Why Open Interest Matters in Crypto Futures
Open interest serves as a powerful tool for traders because it provides clues about the strength of price trends and potential reversals. Here’s why it matters:
- Market Sentiment: Rising open interest suggests new money entering the market, indicating strong conviction among traders. Conversely, declining open interest may signal weakening interest or profit-taking.
- Liquidity: Higher open interest generally means better liquidity, reducing slippage and improving trade execution.
- Trend Confirmation: When prices rise alongside increasing open interest, the uptrend is likely sustainable. If prices rise while open interest falls, the trend may lack support.
For a deeper dive into market dynamics, see The Impact of Volatility on Crypto Futures Trading.

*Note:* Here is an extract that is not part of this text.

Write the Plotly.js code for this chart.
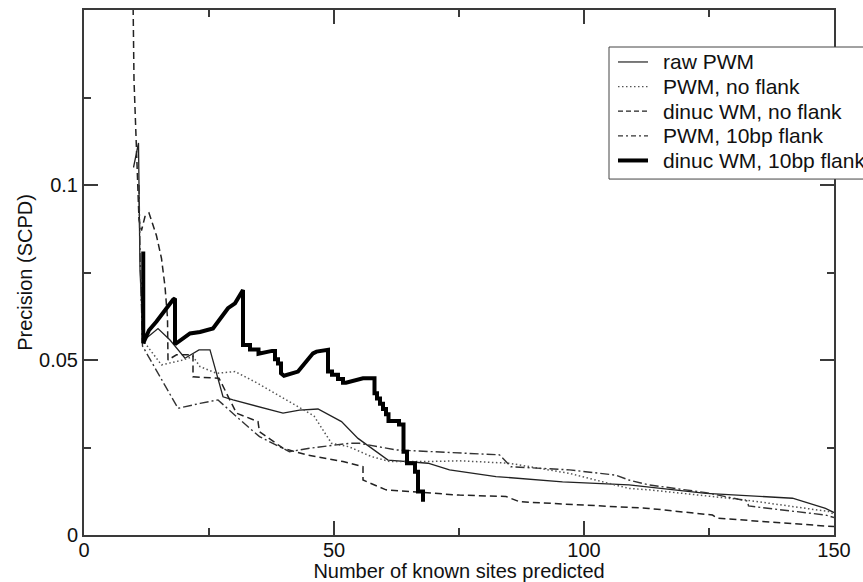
<!DOCTYPE html>
<html>
<head>
<meta charset="utf-8">
<script src="https://cdn.plot.ly/plotly-3.0.1.min.js"></script>
<style>
  html, body { margin: 0; padding: 0; background: #fff; }
  #chart { width: 863px; height: 582px; }
</style>
</head>
<body>
<div id="chart"></div>
<script>
// Precision vs. number of known sites predicted, for five weight-matrix variants.

const seriesNames = [
  "raw PWM",
  "PWM, no flank",
  "dinuc WM, no flank",
  "PWM, 10bp flank",
  "dinuc WM, 10bp flank"
];

const rawPwmX = [9.9, 10.9, 11.2, 11.85, 14.8, 17.2, 20.2, 21.2, 23.0, 25.2, 27.8, 29.8, 39.8, 43.1, 46.8, 51.5, 54.8, 60.8, 68.8, 73.1, 82.4, 95.7, 109, 124.4, 141.7, 148.3, 150];
const rawPwmY = [0.105, 0.112, 0.0757, 0.0555, 0.059, 0.0557, 0.0505, 0.0514, 0.0529, 0.0529, 0.0395, 0.0386, 0.0348, 0.0357, 0.0360, 0.0324, 0.0276, 0.0214, 0.0205, 0.0186, 0.0167, 0.0152, 0.0143, 0.0119, 0.0105, 0.0076, 0.0064];

const pwmNoFlankX = [11.4, 11.85, 15.5, 19.8, 21.8, 23.2, 26.5, 30.2, 34.8, 42.5, 46.0, 49.5, 53.0, 57.5, 61.1, 69.1, 75.1, 85.1, 97.1, 109, 113, 132.3, 149, 150];
const pwmNoFlankY = [0.072, 0.0555, 0.0486, 0.0500, 0.0510, 0.0481, 0.0462, 0.0467, 0.0433, 0.0370, 0.0340, 0.0262, 0.0252, 0.0224, 0.0210, 0.0210, 0.0212, 0.0205, 0.0176, 0.0133, 0.0129, 0.0100, 0.0067, 0.0059];

const dinucNoFlankX = [9.75, 10.0, 10.5, 11.0, 11.5, 12.2, 13.0, 14.5, 15.5, 16.2, 16.7, 16.8, 18.5, 21.8, 21.8, 27.0, 30.5, 34.8, 35.1, 39.8, 44.5, 51.8, 55.8, 55.8, 60.4, 75.1, 84.4, 87.1, 113, 125.7, 126.7, 150];
const dinucNoFlankY = [0.160, 0.130, 0.110, 0.090, 0.087, 0.091, 0.092, 0.0855, 0.079, 0.071, 0.062, 0.050, 0.0515, 0.0515, 0.0452, 0.0448, 0.0348, 0.0324, 0.0295, 0.0248, 0.0229, 0.0210, 0.0195, 0.0157, 0.0129, 0.0114, 0.0110, 0.0095, 0.0076, 0.0057, 0.0048, 0.0024];

const pwmFlankX = [11.0, 11.2, 11.7, 14.5, 18.8, 23.2, 26.8, 30.5, 35.1, 41.1, 45.1, 53.1, 55.1, 62.5, 69.1, 75.1, 83.1, 85.4, 97.1, 106.4, 109, 113, 124.4, 132.7, 132.9, 148.3, 150];
const pwmFlankY = [0.100, 0.081, 0.054, 0.047, 0.0362, 0.0376, 0.0386, 0.0338, 0.0281, 0.0238, 0.0248, 0.0262, 0.0262, 0.0243, 0.0238, 0.0233, 0.0229, 0.0195, 0.0186, 0.0171, 0.0157, 0.0143, 0.0121, 0.0097, 0.0083, 0.0057, 0.0050];

const dinucFlankX = [11.85, 11.85, 13.0, 14.5, 17.8, 18.2, 18.2, 21.2, 23.2, 25.8, 28.8, 30.2, 31.8, 31.8, 33.2, 33.2, 34.9, 34.9, 37.6, 38.2, 38.2, 38.8, 38.8, 39.4, 39.4, 40.0, 42.8, 45.8, 46.5, 48.1, 48.8, 48.8, 49.6, 49.6, 50.8, 50.8, 51.8, 51.8, 52.4, 55.8, 57.8, 58.1, 58.1, 58.6, 58.6, 59.2, 59.2, 59.8, 59.8, 60.4, 60.4, 60.9, 60.9, 63.0, 63.0, 63.9, 63.9, 64.6, 64.6, 66.2, 66.2, 66.8, 66.8, 67.8, 67.8];
const dinucFlankY = [0.081, 0.0548, 0.0585, 0.061, 0.0672, 0.0676, 0.0545, 0.0576, 0.058, 0.059, 0.0648, 0.0662, 0.070, 0.0543, 0.0543, 0.0530, 0.0530, 0.0518, 0.0526, 0.0526, 0.0502, 0.0502, 0.0490, 0.0490, 0.0462, 0.0455, 0.0467, 0.0519, 0.0524, 0.0529, 0.0529, 0.0467, 0.0467, 0.0458, 0.0458, 0.0446, 0.0446, 0.0435, 0.0435, 0.0448, 0.0448, 0.0448, 0.0405, 0.0405, 0.0390, 0.0390, 0.0375, 0.0375, 0.0360, 0.0360, 0.0345, 0.0345, 0.0326, 0.0326, 0.0316, 0.0316, 0.0238, 0.0238, 0.0205, 0.0205, 0.0181, 0.0181, 0.0124, 0.0124, 0.0095];

const xTickVals = [0, 50, 100, 150];
const yTickVals = [0, 0.05, 0.1];
const yTickText = ["0", "0.05", "0.1"];

const FONT = "Liberation Sans, Arial, Helvetica, sans-serif";
const AXIS_COLOR = "#3a3a3a";

// Line style for each series: [colour, width, dash]
const styles = [
  ["#222", 1.3, "solid"],
  ["#555", 1.5, "1.5px,2.5px"],
  ["#222", 1.5, "7px,4px"],
  ["#333", 1.4, "9px,3px,2px,3px"],
  ["#000", 4, "solid"]
];
// Dash patterns used for the short key samples
const keyDash = ["solid", "1.5px,2.5px", "5px,3px", "5px,3px,2px,3px", "solid"];

const seriesX = [rawPwmX, pwmNoFlankX, dinucNoFlankX, pwmFlankX, dinucFlankX];
const seriesY = [rawPwmY, pwmNoFlankY, dinucNoFlankY, pwmFlankY, dinucFlankY];

const traces = seriesNames.map((name, i) => ({
  type: "scatter", mode: "lines", name: name,
  x: seriesX[i], y: seriesY[i],
  line: { color: styles[i][0], width: styles[i][1], dash: styles[i][2], shape: "linear" },
  showlegend: false, hoverinfo: "skip"
}));

// Boxed key in the upper right, running off the right edge of the figure.
const keyBox = { left: 0.7, right: 1.09, top: 0.9295, bottom: 0.678 };
const keyRowTop = 0.901, keyRowStep = 0.0469;
const keySampleX = [0.712, 0.752];
const keyTextX = 0.769;

const shapes = [{
  type: "rect", xref: "paper", yref: "paper", layer: "above",
  x0: keyBox.left, x1: keyBox.right, y0: keyBox.bottom, y1: keyBox.top,
  fillcolor: "#fff", line: { color: "#444", width: 1 }
}];
const annotations = [];
seriesNames.forEach((name, i) => {
  const yk = keyRowTop - i * keyRowStep;
  shapes.push({
    type: "line", xref: "paper", yref: "paper", layer: "above",
    x0: keySampleX[0], x1: keySampleX[1], y0: yk, y1: yk,
    line: { color: styles[i][0], width: i === 4 ? 4 : 1.2, dash: keyDash[i] }
  });
  annotations.push({
    xref: "paper", yref: "paper", x: keyTextX, y: yk,
    xanchor: "left", yanchor: "middle", showarrow: false,
    text: name, font: { family: FONT, size: 21, color: "#111" }
  });
});

const axisCommon = {
  showgrid: false, zeroline: false,
  showline: true, linecolor: AXIS_COLOR, linewidth: 2,
  mirror: "allticks",
  ticks: "inside", ticklen: 14, tickwidth: 2, tickcolor: AXIS_COLOR,
  tickfont: { family: FONT, size: 20, color: "#111" }
};

const layout = {
  width: 863, height: 582,
  margin: { l: 84, r: 29, t: 10, b: 47, autoexpand: false },
  paper_bgcolor: "#fff", plot_bgcolor: "#fff",
  font: { family: FONT, size: 20, color: "#111" },
  showlegend: false,
  xaxis: Object.assign({}, axisCommon, {
    range: [0, 150],
    tickmode: "array", tickvals: xTickVals,
    ticklabelstandoff: -4,
    minor: { tickmode: "array", tickvals: [25, 75, 125], ticklen: 7, tickwidth: 2, tickcolor: AXIS_COLOR, ticks: "inside" },
    title: { text: "Number of known sites predicted", font: { family: FONT, size: 20, color: "#111" }, standoff: 2 }
  }),
  yaxis: Object.assign({}, axisCommon, {
    range: [0, 0.15],
    tickmode: "array", tickvals: yTickVals, ticktext: yTickText,
    minor: { tickmode: "array", tickvals: [0.025, 0.075, 0.125], ticklen: 7, tickwidth: 2, tickcolor: AXIS_COLOR, ticks: "inside" },
    title: { text: "Precision (SCPD)", font: { family: FONT, size: 20, color: "#111" }, standoff: 1 }
  }),
  shapes: shapes,
  annotations: annotations
};

Plotly.newPlot("chart", traces, layout, { staticPlot: true, displayModeBar: false });
</script>
</body>
</html>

How to Use Open Interest to Predict Price Movements
Traders analyze open interest alongside price action to forecast market trends. Below are common scenarios and their implications:
Scenario 1: Rising Prices + Rising Open Interest
This combination typically indicates a strong bullish trend. New buyers are entering the market, pushing prices higher while increasing open interest confirms their commitment.
Scenario 2: Falling Prices + Rising Open Interest
Here, the market may be entering a bearish phase. Increasing open interest amid falling prices suggests that sellers are dominating, potentially leading to further declines.
Scenario 3: Rising Prices + Falling Open Interest
This scenario often signals a weakening trend. The price rise lacks new participants, suggesting short-covering or profit-taking rather than genuine bullish momentum.
Scenario 4: Falling Prices + Falling Open Interest
A decline in both metrics usually indicates a market exit, often seen during trend reversals or periods of consolidation.
For foundational knowledge on futures trading, refer to The Fundamentals of Crypto Futures Trading Every Beginner Should Know.
Limitations of Open Interest
While open interest is a valuable indicator, it has limitations:
- No Directional Bias: Open interest alone doesn’t reveal whether buyers or sellers are driving the activity.
- Market-Specific Factors: External events, such as regulatory news or macroeconomic shifts, can override open interest signals.
- False Signals: In highly volatile markets, open interest patterns may not always predict price movements accurately.
Combining Open Interest with Other Indicators
To enhance predictive power, traders often combine open interest with other technical and fundamental indicators:
- Price Action Analysis: Candlestick patterns and support/resistance levels.
- Volume Analysis: Confirming trends with trading volume.
- Funding Rates: In perpetual futures markets, funding rates can indicate whether longs or shorts are dominant.
For insights into long-term strategies, explore Understanding the Role of Futures in Sustainable Investing.
Practical Tips for Traders
Here are actionable tips for using open interest effectively:
- Monitor open interest trends daily to spot shifts in market sentiment.
- Compare open interest changes with price movements to validate trends.
- Use exchanges with transparent OI data, such as Binance Futures or Bybit.
- Avoid relying solely on open interest—combine it with other indicators for a holistic view.
Conclusion
Open interest is a vital metric for crypto futures traders, offering insights into market participation and potential price movements. By understanding how to interpret open interest alongside price action and other indicators, beginners can make more informed trading decisions. While not foolproof, open interest analysis remains a cornerstone of futures trading strategies.